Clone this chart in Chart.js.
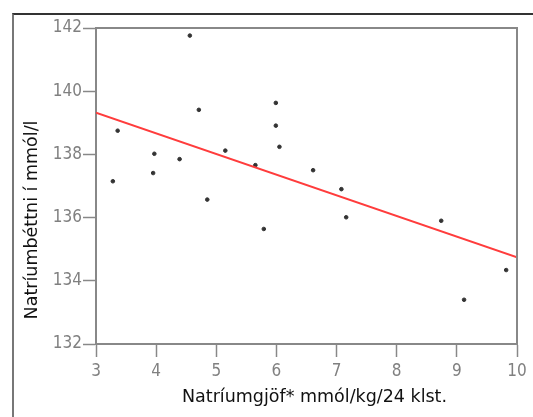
<!DOCTYPE html>
<html>
<head>
<meta charset="utf-8">
<script src="https://cdn.jsdelivr.net/npm/chart.js@4.4.1/dist/chart.umd.min.js"></script>
<style>
  html, body { margin: 0; padding: 0; background: #fff; }
  #wrap { position: relative; width: 533px; height: 417px; }
  #frame { position: absolute; left: 12px; top: 13px; right: 0; bottom: 0;
           border-top: 2px solid #333; border-left: 2px solid #777; }
  #chart { position: absolute; left: 0; top: 0; }
</style>
</head>
<body>
<div id="wrap">
  <div id="frame"></div>
  <canvas id="chart" width="533" height="417"></canvas>
</div>
<script>
// natríumgjöf (mmól/kg/24 klst.) og natríumþéttni (mmól/l)
var sodiumIntake = [3.28, 3.36, 3.95, 3.97, 4.39, 4.56, 4.71, 4.85, 5.15, 5.65,
                    5.79, 5.99, 5.99, 6.05, 6.61, 7.08, 7.16, 8.74, 9.12, 9.82];
var sodiumLevel  = [137.15, 138.75, 137.41, 138.02, 137.85, 141.76, 139.41, 136.57, 138.12, 137.66,
                    135.64, 139.63, 138.91, 138.24, 137.5, 136.9, 136.01, 135.9, 133.4, 134.34];
// aðhvarfslína
var fitX = [3, 10];
var fitY = [139.32, 134.74];

var xTicks = [3, 4, 5, 6, 7, 8, 9, 10];
var yTicks = [132, 134, 136, 138, 140, 142];

var xTitle = 'Natríumgjöf* mmól/kg/24 klst.';
var yTitle = 'Natríumbéttni í mmól/l';

var points = sodiumIntake.map(function (x, i) { return { x: x, y: sodiumLevel[i] }; });
var fitLine = fitX.map(function (x, i) { return { x: x, y: fitY[i] }; });

var tickFont = { family: "'DejaVu Sans Condensed', 'DejaVu Sans', sans-serif", size: 17 };
var titleFont = "17.5px 'DejaVu Sans', sans-serif";

// efri og hægri rammi um teiknisvæðið
var boxFrame = {
    id: 'boxFrame',
    afterDraw: function (chart) {
        var a = chart.chartArea, c = chart.ctx;
        c.save();
        c.strokeStyle = '#888';
        c.lineWidth = 2;
        c.beginPath();
        c.moveTo(a.left, a.top);
        c.lineTo(a.right, a.top);
        c.lineTo(a.right, a.bottom);
        c.stroke();
        c.restore();
    }
};

// ástitlar eru ekki miðjaðir á ásana í frumritinu, svo þeir eru teiknaðir hér
var axisTitles = {
    id: 'axisTitles',
    afterDraw: function (chart) {
        var a = chart.chartArea, c = chart.ctx;
        c.save();
        c.fillStyle = '#111';
        c.font = titleFont;
        c.textAlign = 'center';
        c.textBaseline = 'alphabetic';
        c.fillText(xTitle, (a.left + a.right) / 2 + 8, 402);
        c.translate(37, (a.top + a.bottom) / 2 + 34);
        c.rotate(-Math.PI / 2);
        c.fillText(yTitle, 0, 0);
        c.restore();
    }
};

var ctx = document.getElementById('chart');
var chart = new Chart(ctx, {
    type: 'scatter',
    data: {
        datasets: [{
            label: 'Mælingar',
            data: points,
            backgroundColor: '#333',
            borderColor: '#333',
            pointRadius: 1.8,
            pointHoverRadius: 1.8,
            order: 2
        }, {
            type: 'line',
            label: 'Aðhvarf',
            data: fitLine,
            borderColor: '#ff3c3c',
            borderWidth: 2,
            pointRadius: 0,
            fill: false,
            order: 1
        }]
    },
    options: {
        responsive: false,
        animation: false,
        events: [],
        layout: {
            padding: { left: 13, top: 28, right: 16, bottom: 0 }
        },
        plugins: {
            legend: { display: false },
            tooltip: { enabled: false }
        },
        scales: {
            x: {
                type: 'linear',
                min: 3,
                max: 10,
                afterBuildTicks: function (s) { s.ticks = xTicks.map(function (v) { return { value: v }; }); },
                afterFit: function (s) { s.height = 73; },
                grid: {
                    drawOnChartArea: false,
                    tickLength: 13,
                    tickColor: '#888',
                    tickWidth: 1.5
                },
                border: { color: '#888', width: 2 },
                ticks: { color: '#808080', font: tickFont, padding: 4, maxRotation: 0 }
            },
            y: {
                type: 'linear',
                min: 132,
                max: 142,
                afterBuildTicks: function (s) { s.ticks = yTicks.map(function (v) { return { value: v }; }); },
                afterFit: function (s) { s.width = 83; },
                grid: {
                    drawOnChartArea: false,
                    tickLength: 13,
                    tickColor: '#888',
                    tickWidth: 1.5
                },
                border: { color: '#888', width: 2 },
                ticks: { color: '#808080', font: tickFont, padding: 1 }
            }
        }
    },
    plugins: [boxFrame, axisTitles]
});
</script>
</body>
</html>
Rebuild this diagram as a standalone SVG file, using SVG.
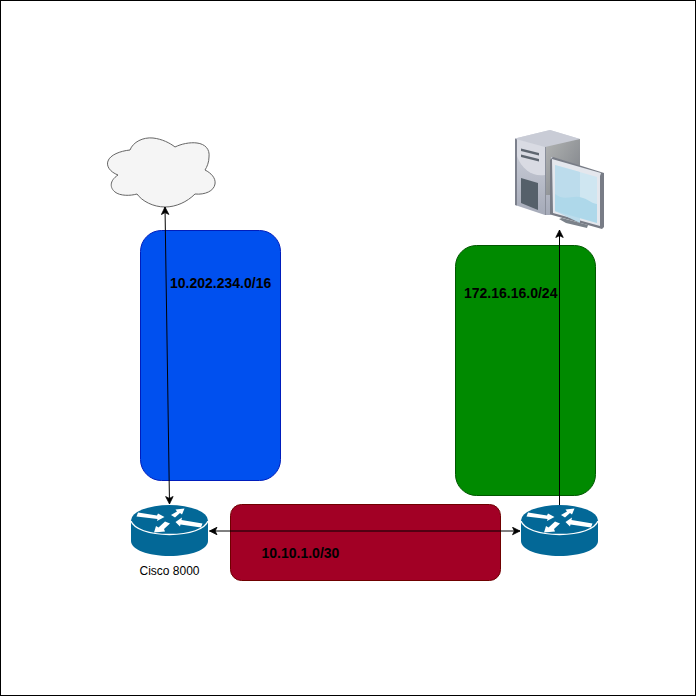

================================

Reproduce each line of the material containing the word "this".

Clone this chart in Chart.js.
Rebuild this diagram as a standalone SVG file, using SVG.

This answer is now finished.